Ancak sınır dışı etmeler ve ırkçı ajitasyon, İslamcılık ve terörle mücadelede yararlı araçlar değil. Federal Dini Aşırılık Çalışma Grubuna göre ergenlerin ve genç yetişkinlerin güçlendirilmesi, sosyal tanınma ve sadakat bu türden uçlaşma ve saldırıları önleme açısından önemli. Şu anda yaşananlar tam tersidir.
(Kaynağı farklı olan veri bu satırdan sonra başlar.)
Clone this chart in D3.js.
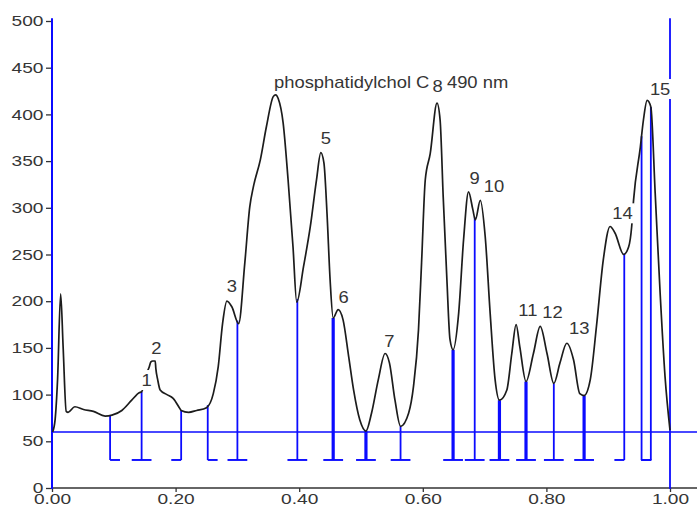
<!DOCTYPE html>
<html><head><meta charset="utf-8">
<script src="https://cdn.jsdelivr.net/npm/d3@7"></script>
<style>
html,body{margin:0;padding:0;background:#fff;}
svg{display:block;font-family:"Liberation Sans",Arial,sans-serif;}
</style></head><body>
<svg id="chart" width="697" height="506"></svg>
<script>
// Detector trace: retention (fraction of run) and response
const traceX = [0.001,0.005,0.009,0.014,0.018,0.023,0.026,0.037,0.051,0.067,0.086,0.097,0.113,0.129,0.141,0.145,
  0.152,0.157,0.160,0.163,0.167,0.168,0.171,0.175,0.186,0.196,0.207,0.209,0.221,0.234,0.250,0.261,0.269,0.276,0.283,0.291,
  0.302,0.312,0.320,0.326,0.337,0.347,0.358,0.362,0.366,0.374,0.382,0.390,0.396,0.407,0.418,0.428,0.435,0.440,
  0.445,0.450,0.455,0.463,0.471,0.480,0.488,0.498,0.508,0.517,0.528,0.539,0.546,0.555,0.564,0.577,0.585,0.593,
  0.598,0.604,0.612,0.623,0.628,0.633,0.639,0.644,0.649,0.658,0.666,0.674,0.681,0.685,0.693,0.701,0.709,0.717,
  0.724,0.736,0.744,0.751,0.757,0.767,0.779,0.790,0.801,0.812,0.822,0.833,0.844,0.854,0.861,0.871,0.881,0.892,
  0.903,0.911,0.925,0.933,0.938,0.941,0.952,0.957,0.963,0.969,0.976,0.984,0.992,1.000];
const traceY = [60,73,116,208,151,82,81,87,84,82,77,78,83,94,102,103,
  121,129,135,136,136,128,116,105,100,96,85,83,81,83,86,101,130,176,200,194,
  176,241,301,323,351,387,419,421,417,391,330,258,199,237,280,330,359,348,
  294,223,182,191,180,141,105,73,61,80,116,144,134,94,66,80,109,169,
  241,330,358,412,394,312,223,159,148,187,266,317,298,287,308,269,187,116,
  94,105,144,175,151,114,144,173,144,112,134,155,137,101,99,116,173,244,
  280,273,250,258,280,308,365,394,415,408,316,209,119,62];

// Peak numbers and where they sit
const peakLabels = ["1","2","3","5","6","7","8","9","10","11","12","13","14","15"];
const peakLabelX = [0.153,0.169,0.291,0.443,0.472,0.546,0.624,0.684,0.715,0.770,0.810,0.853,0.923,0.984];
const peakLabelY = [115.6,149.9,215.5,374.4,204.2,157.4,430.4,331.6,322.6,190.6,188.4,171.0,294.1,427.2];
const peakLabelBg = [true,true,true,true,true,true,false,true,true,true,true,true,true,true];

// Integration events: drop position, foot type (R = start, L = end, T = end + start), bold marker
const dropX = [0.094,0.145,0.209,0.252,0.300,0.397,0.455,0.508,0.564,0.649,0.684,0.724,0.767,0.812,0.861,0.926,0.954,0.969];
const dropFoot = ["R","T","L","R","T","T","T","T","T","T","T","T","T","T","T","L","R","L"];
const dropBold = [false,false,false,false,false,false,true,true,false,true,false,true,true,false,true,false,false,false];

const baselineValue = 60;
const footValue = 30;
const runEnd = 1.0;

const yTicks = [0,50,100,150,200,250,300,350,400,450,500];
const xTicks = [0,0.2,0.4,0.6,0.8,1.0];
const titleMain = "phosphatidylchol C";
const titleWave = "490 nm";

const svg = d3.select("#chart");
const x = d3.scaleLinear().domain([0, 1]).range([52, 670]);
const y = d3.scaleLinear().domain([0, 500]).range([488, 21]);
const BLUE = "#0b0bff";
const INK = "#353535";
const TSX = 1.32;

// Y axis (blue spine, dark ticks)
const yAxis = d3.axisLeft(y).tickValues(yTicks).tickSize(6).tickPadding(2.5).tickFormat(d3.format("d"));
const gy = svg.append("g").attr("transform", "translate(52,0)").call(yAxis);
gy.select(".domain").remove();
gy.selectAll(".tick line").attr("stroke", "#333").attr("stroke-width", 1.3);
gy.selectAll(".tick text")
  .attr("fill", INK).style("font-size", "14.5px").attr("font-family", "Liberation Sans, Arial, sans-serif")
  .attr("x", -8.5 / TSX).attr("transform", `scale(${TSX},1)`);

// X axis
const xAxis = d3.axisBottom(x).tickValues(xTicks).tickSize(4).tickPadding(2).tickFormat(d3.format(".2f"));
const gx = svg.append("g").attr("transform", "translate(0,488)").call(xAxis);
gx.select(".domain").remove();
gx.selectAll(".tick line").attr("stroke", "#333").attr("stroke-width", 1.3);
gx.selectAll(".tick text")
  .attr("fill", INK).style("font-size", "14.5px").attr("font-family", "Liberation Sans, Arial, sans-serif")
  .attr("transform", `scale(${TSX},1)`);
svg.append("line").attr("x1", 52).attr("x2", 697).attr("y1", y(0)).attr("y2", y(0))
  .attr("stroke", "#333").attr("stroke-width", 1.6);

// Blue y spine
svg.append("line").attr("x1", x(0)).attr("x2", x(0)).attr("y1", y(503)).attr("y2", y(0) + 1)
  .attr("stroke", BLUE).attr("stroke-width", 2);

// Baseline of the integration
svg.append("line").attr("x1", x(0)).attr("x2", 697).attr("y1", y(baselineValue)).attr("y2", y(baselineValue))
  .attr("stroke", BLUE).attr("stroke-width", 1.6);

// End-of-run marker
svg.append("line").attr("x1", x(runEnd)).attr("x2", x(runEnd)).attr("y1", y(503)).attr("y2", y(0) + 1)
  .attr("stroke", BLUE).attr("stroke-width", 1.8);

// Response at a given retention
const bis = d3.bisector(d => d).left;
function traceAt(v) {
  let i = bis(traceX, v);
  if (i <= 0) return traceY[0];
  if (i >= traceX.length) return traceY[traceY.length - 1];
  const t = (v - traceX[i - 1]) / (traceX[i] - traceX[i - 1]);
  return traceY[i - 1] + t * (traceY[i] - traceY[i - 1]);
}

// Drop lines with their feet
const footHalf = 0.016;
const drops = svg.append("g").attr("stroke", BLUE).attr("fill", "none");
dropX.forEach((dx, i) => {
  const w = dropBold[i] ? 3.2 : 1.8;
  drops.append("line").attr("x1", x(dx)).attr("x2", x(dx))
    .attr("y1", y(traceAt(dx))).attr("y2", y(footValue)).attr("stroke-width", w);
  const f = dropFoot[i];
  const a = f === "R" ? dx : dx - footHalf;
  const b = f === "L" ? dx : dx + footHalf;
  drops.append("line").attr("x1", x(a)).attr("x2", x(b))
    .attr("y1", y(footValue)).attr("y2", y(footValue)).attr("stroke-width", 1.9);
});

// Trace
const pts = traceX.map((v, i) => [v, traceY[i]]);
svg.append("path").datum(pts)
  .attr("d", d3.line().x(d => x(d[0])).y(d => y(d[1])).curve(d3.curveMonotoneX))
  .attr("fill", "none").attr("stroke", "#1c1c1c").attr("stroke-width", 1.7).attr("stroke-linejoin", "round");

// Title
const SX = 1.15;
function stretchedText(g, px, py, str, anchor) {
  return g.append("text").attr("transform", `translate(${px},${py}) scale(${SX},1)`)
    .attr("text-anchor", anchor).attr("fill", INK).style("font-size", "16px").text(str);
}
stretchedText(svg, x(0.3592), y(428.3), titleMain, "start");
stretchedText(svg, x(0.639), y(428.3), titleWave, "start");

// Peak numbers on white
const lab = svg.append("g");
peakLabels.forEach((s, i) => {
  const cx = x(peakLabelX[i]), cy = y(peakLabelY[i]);
  const g = lab.append("g");
  const t = stretchedText(g, cx, cy, s, "middle").attr("dy", "0.36em");
  if (peakLabelBg[i]) {
    const w = t.node().getComputedTextLength() * SX + 4;
    g.insert("rect", "text").attr("x", cx - w / 2).attr("y", cy - 10).attr("width", w).attr("height", 20).attr("fill", "#fff");
  }
});
</script>
</body></html>
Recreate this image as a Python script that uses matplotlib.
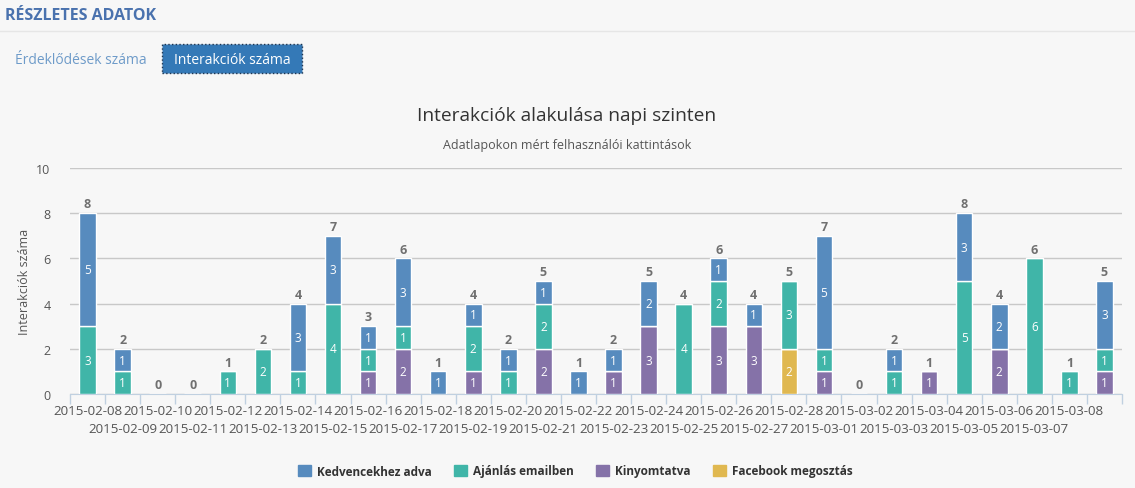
import matplotlib.pyplot as plt
import matplotlib.patches as mpatches
import numpy as np

plt.rcParams['font.family'] = ['Open Sans', 'DejaVu Sans']

# napok
dates = ["2015-02-08", "2015-02-09", "2015-02-10", "2015-02-11", "2015-02-12",
         "2015-02-13", "2015-02-14", "2015-02-15", "2015-02-16", "2015-02-17",
         "2015-02-18", "2015-02-19", "2015-02-20", "2015-02-21", "2015-02-22",
         "2015-02-23", "2015-02-24", "2015-02-25", "2015-02-26", "2015-02-27",
         "2015-02-28", "2015-03-01", "2015-03-02", "2015-03-03", "2015-03-04",
         "2015-03-05", "2015-03-06", "2015-03-07", "2015-03-08", "2015-03-09"]

kedvenc = [5, 1, 0, 0, 0, 0, 3, 3, 1, 3, 1, 1, 1, 1, 1, 1, 2, 0, 1, 1, 0, 5, 0, 1, 0, 3, 2, 0, 0, 3]
ajanlas = [3, 1, 0, 0, 1, 2, 1, 4, 1, 1, 0, 2, 1, 2, 0, 0, 0, 4, 2, 0, 3, 1, 0, 1, 0, 5, 0, 6, 1, 1]
nyomtat = [0, 0, 0, 0, 0, 0, 0, 0, 1, 2, 0, 1, 0, 2, 0, 1, 3, 0, 3, 3, 0, 1, 0, 0, 1, 0, 2, 0, 0, 1]
facebook = [0, 0, 0, 0, 0, 0, 0, 0, 0, 0, 0, 0, 0, 0, 0, 0, 0, 0, 0, 0, 2, 0, 0, 0, 0, 0, 0, 0, 0, 0]

series_names = ["Kedvencekhez adva", "Ajánlás emailben", "Kinyomtatva", "Facebook megosztás"]
colors = ["#578BBE", "#40B5A8", "#8572A8", "#E0B850"]
BG = "#F7F7F7"

W, H = 1135, 489
fig = plt.figure(figsize=(W / 100, H / 100), dpi=100, facecolor=BG)

# fejlec
fig.text(5 / W, 1 - 16 / H, "RÉSZLETES ADATOK", color="#4A72AE", fontsize=11.5,
         weight="bold", va="center", ha="left")
fig.add_artist(plt.Line2D([0, 1], [1 - 32 / H, 1 - 32 / H], color="#E6E6E6", lw=1))
fig.text(15 / W, 1 - 60 / H, "Érdeklődések száma", color="#6E9BC9", fontsize=10,
         va="center", ha="left")
btn = mpatches.Rectangle((162 / W, 1 - 74 / H), 140 / W, 29 / H, transform=fig.transFigure,
                         facecolor="#3479B7", edgecolor="#1F3550", lw=1, ls=":")
fig.add_artist(btn)
fig.text(232 / W, 1 - 60 / H, "Interakciók száma", color="white", fontsize=10,
         va="center", ha="center")

fig.text(567 / W, 1 - 116 / H, "Interakciók alakulása napi szinten", color="#333333",
         fontsize=13.8, ha="center", va="center")
fig.text(567 / W, 1 - 146 / H, "Adatlapokon mért felhasználói kattintások", color="#555555",
         fontsize=9, ha="center", va="center")

ax = fig.add_axes([70 / W, (H - 395) / H, 1052 / W, 226 / H])
ax.set_facecolor(BG)

x = np.arange(len(dates))
stack = [facebook, nyomtat, ajanlas, kedvenc]
stack_cols = [colors[3], colors[2], colors[1], colors[0]]
bottom = np.zeros(len(dates))
for vals, col in zip(stack, stack_cols):
    vals = np.array(vals)
    ax.bar(x, vals, bottom=bottom, width=0.47, color=col, edgecolor="white", lw=1, zorder=3)
    for xi, v, b in zip(x, vals, bottom):
        if v > 0:
            ax.text(xi, b + v / 2, str(v), color="white", fontsize=8.5,
                    ha="center", va="center", zorder=4)
    bottom = bottom + vals

for xi, t in zip(x, bottom):
    ax.text(xi, t + 0.12, str(int(t)), color="#707070", fontsize=9, weight="bold",
            ha="center", va="bottom", zorder=4)

ax.set_xlim(-0.5, len(dates) - 0.5)
ax.set_ylim(0, 10)
ax.set_yticks([0, 2, 4, 6, 8, 10])
ax.grid(axis="y", color="#C8C8C8", lw=1, zorder=0)
for s in ["top", "right", "left"]:
    ax.spines[s].set_visible(False)
ax.spines["bottom"].set_color("#C0D0E0")
ax.tick_params(axis="y", length=0, labelsize=9, labelcolor="#555555", pad=14)

ax.set_xticks(np.arange(-0.5, len(dates), 1), minor=False)
ax.set_xticklabels([])
ax.tick_params(axis="x", which="major", length=7, color="#C0D0E0", width=1)
# datum feliratok ket sorban
for i, d in enumerate(dates[:-1]):
    yoff = -0.45 if i % 2 == 0 else -1.25
    ax.text(i, yoff, d, color="#555555", fontsize=9.6, ha="center", va="top",
            transform=ax.transData, clip_on=False)

ax.set_ylabel("Interakciók száma", color="#555555", fontsize=9, labelpad=4)

handles = [mpatches.Patch(color=c, label=n) for c, n in zip(colors, series_names)]
leg = fig.legend(handles=handles, loc="center", bbox_to_anchor=(0.507, 1 - 472 / H), ncol=4,
                 frameon=False, fontsize=8.5, handlelength=1.1, handleheight=1.1,
                 columnspacing=1.9, handletextpad=0.5)
for t in leg.get_texts():
    t.set_weight("bold")
    t.set_color("#333333")

fig.savefig("out.png", dpi=100, facecolor=BG)
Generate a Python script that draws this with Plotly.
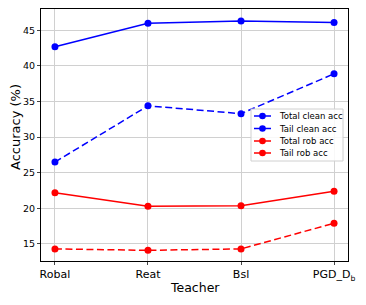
import plotly.graph_objects as go

teachers = ["Robal", "Reat", "Bsl", "PGD_D<sub>b</sub>"]
total_clean = [42.7, 46.0, 46.3, 46.1]
tail_clean = [26.5, 34.4, 33.3, 38.9]
total_rob = [22.2, 20.3, 20.35, 22.4]
tail_rob = [14.3, 14.1, 14.3, 17.9]

W, H = 366, 305
L, R, T, B = 41, 18, 9, 44
pw, ph = W - L - R, H - T - B
DASH = "7px,3.5px"

def px(x):
    return (x - L) / pw

def py(y):
    return (H - B - y) / ph

xs = list(range(len(teachers)))
fig = go.Figure()
series = [
    ("Total clean acc", total_clean, "blue", "solid"),
    ("Tail clean acc", tail_clean, "blue", DASH),
    ("Total rob acc", total_rob, "red", "solid"),
    ("Tail rob acc", tail_rob, "red", DASH),
]
for name, vals, col, dash in series:
    fig.add_trace(go.Scatter(x=xs, y=vals, name=name, mode="lines+markers",
                             line=dict(color=col, width=1.5, dash=dash),
                             marker=dict(color=col, size=7), showlegend=False))

shapes = []
annotations = []
# legend box
shapes.append(dict(type="rect", xref="paper", yref="paper",
                   x0=px(251), x1=px(343), y0=py(161), y1=py(109),
                   line=dict(color="#d0d0d0", width=1), fillcolor="rgba(255,255,255,0.85)",
                   layer="above"))
item_y = [116, 128.5, 141, 153]
for (name, vals, col, dash), iy in zip(series, item_y):
    shapes.append(dict(type="line", xref="paper", yref="paper",
                       x0=px(254), x1=px(271), y0=py(iy), y1=py(iy),
                       line=dict(color=col, width=1.5, dash=dash),
                       layer="above"))
    r = 3.3
    shapes.append(dict(type="circle", xref="paper", yref="paper",
                       x0=px(262.5 - r), x1=px(262.5 + r), y0=py(iy + r), y1=py(iy - r),
                       line=dict(color=col, width=0), fillcolor=col, layer="above"))
    annotations.append(dict(text=name, xref="paper", yref="paper", x=px(277), y=py(iy),
                            xanchor="left", yanchor="middle", showarrow=False,
                            font=dict(size=8.5, family="DejaVu Sans", color="black")))

annotations.append(dict(text="Teacher", xref="paper", yref="paper", x=px(195), y=py(287),
                        xanchor="center", yanchor="middle", showarrow=False,
                        font=dict(size=12.5, family="DejaVu Sans", color="black")))
annotations.append(dict(text="Accuracy (%)", xref="paper", yref="paper", x=px(15), y=py(127),
                        xanchor="center", yanchor="middle", showarrow=False, textangle=-90,
                        font=dict(size=13, family="DejaVu Sans", color="black")))

fig.update_layout(
    width=W, height=H,
    margin=dict(l=L, r=R, t=T, b=B),
    paper_bgcolor="white", plot_bgcolor="white",
    font=dict(family="DejaVu Sans", color="black", size=11),
    showlegend=False,
    shapes=shapes, annotations=annotations,
)
fig.update_xaxes(tickmode="array", tickvals=xs, ticktext=teachers, range=[-0.15, 3.15],
                 showgrid=True, gridcolor="#d0d0d0", showline=True, linecolor="black",
                 mirror=True, ticks="outside", ticklen=3, zeroline=False, automargin=False,
                 tickfont=dict(size=11))
fig.update_yaxes(range=[12.6, 48.0], tickvals=[15, 20, 25, 30, 35, 40, 45],
                 showgrid=True, gridcolor="#d0d0d0", showline=True, linecolor="black",
                 mirror=True, ticks="outside", ticklen=3, zeroline=False, automargin=False,
                 tickfont=dict(size=9.5))
fig.write_html("out.html", config={"displayModeBar": False},
               post_script="document.body.style.margin='0';document.body.style.overflow='hidden';")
Almanya’daki insanların üçte biri göç geçmişine sahip. AfD’den, Birlik partilerinden, SPD’den Yeşillere kadar politikacılar göçü “tüm sorunların anası”olarak ilan ettiklerinde, nüfusun üçte birine şunu söylüyorlar: Burada istenmiyorsunuz! Bu insanlar, ırkçılığın normal olduğu bir topluma, sokakta insanlara saldıran, mültecilerin evlerini ateşe veren Neonazilere teslim ediliyor. Koruma ve güvenlik vaadi onlar için geçerli değil. Hanau’daki ırkçı terör saldırısından neredeyse beş yıl sonra, hayatta kalan Said Etris Hashemi, Almanya’da bir sahnede şöyle diyor: “Yine genel şüpheli görünmekteyim.”
AfD’nin seçim başarısıyla birlikte etnik düşünce, “Alman halkının” beyaz, Hristiyan bir topluluk olduğu ve sözde “ötekiler”, kültürel geri kalmış insanlar, yani siyah ve Müslümanların saldırısına uğradığı fikri şeklindeki ana akıma geri döndü. Bu imaj kölelik ve sömürgecilik tarihine kadar uzanır. O dönemde de ırkçı şiddet, farklı ten renklerine, dinlere ve kültürlere sahip insanların oluşturduğu iddia edilen tehlikeyle meşrulaştırılıyordu; dış etkilerden arındırılması gereken üstün beyaz ırk yapısı yaratılmıştı.
Belki Cumhurbaşkanı Frank-Walter Steinmeier’in kastettiği bu değil. Ancak Afganistan, Suriye ve İran’dan gelen mültecileri durdurulması gereken -ki bu şiddet olmadan yapılamaz- “yasa dışı göçmenler” olarak ilan eden herkes tam olarak bunu yapıyor: Tüm insanlarda, “biz” (beyaz, Hristiyan Almanlar), potansiyel tehlike oluşturan ve bize, buraya ait olmayan şimdilik sadece “yasa dışı göçmenler” düşüncesi oluşturuluyor. Ve başbakan “Kimin bize gelmesine izin verilip kime verilmeyeceğini” seçmemiz gerektiğini açıkladığında, sadece “bize” yararlı olanların gelmesine izin verileceğini söylüyor. Ey bizden olmayanlar; iyiliğinizi, yararlılığınızı ve acınızı “biz” belirliyoruz.
Alman toplumu sömürge döneminin soykırımlarından ya da holokosttan bir şey öğrenmedi. Türkiye ve İtalya’dan gelenlerin dikkat çekmeden Alman ekonomisini iş gücüyle canlandırmalarının beklendiği, aile bulduğu, kreşe yerleştiği ve yaşadığı dönemden bu yana da bir şey öğrenmedi.
Ancak Almanya’da göç geçmişi olan yaklaşık 24 milyon robot çalışmıyor. Onlar insan! Korunmaları ve ve güvenliklerinin sağlanmasının Alman siyasetinde rol oynamamasının sonuçları olacaktır. Pek çok insan zaten kendini istenmeyen ve güvensizlik içinde hissediyor. Afganistan, Suriye ve İran’dan gelen mülteciler savaşa ve zulme maruz kalmaktan korktukları kadar Naziler tarafından öldürülmekten de korkuyor. Irkçı şiddet yalnızca AfD’nin ilçe yöneticisi olduğu ilçelerde artış göstermiyor. Şiddet yanlısı Neonaziler, politikacıların bu tür eylemlerden cesaret aldıklarını düşünerek eylemlerini radikalleştirerek arttırıyor.
Irkçı ajitasyon ve dışlama giderek büyüyen bir terör. Yavaş ama istikrarlı bir şekilde korku ve terör yayıyor. Bunun sonuçları ise kronik stres, travma ve travma sonrası stres bozuklukları, yabancılaşma ve izolasyon. Nüfusun üçte birinin sistematik olarak dışlanmasının toplum açısından ne gibi sonuçları olur? Koruma ve güvenlik vaadi, ülke içindeki tüm insanlar için eşit şekilde geçerli olmalıdır.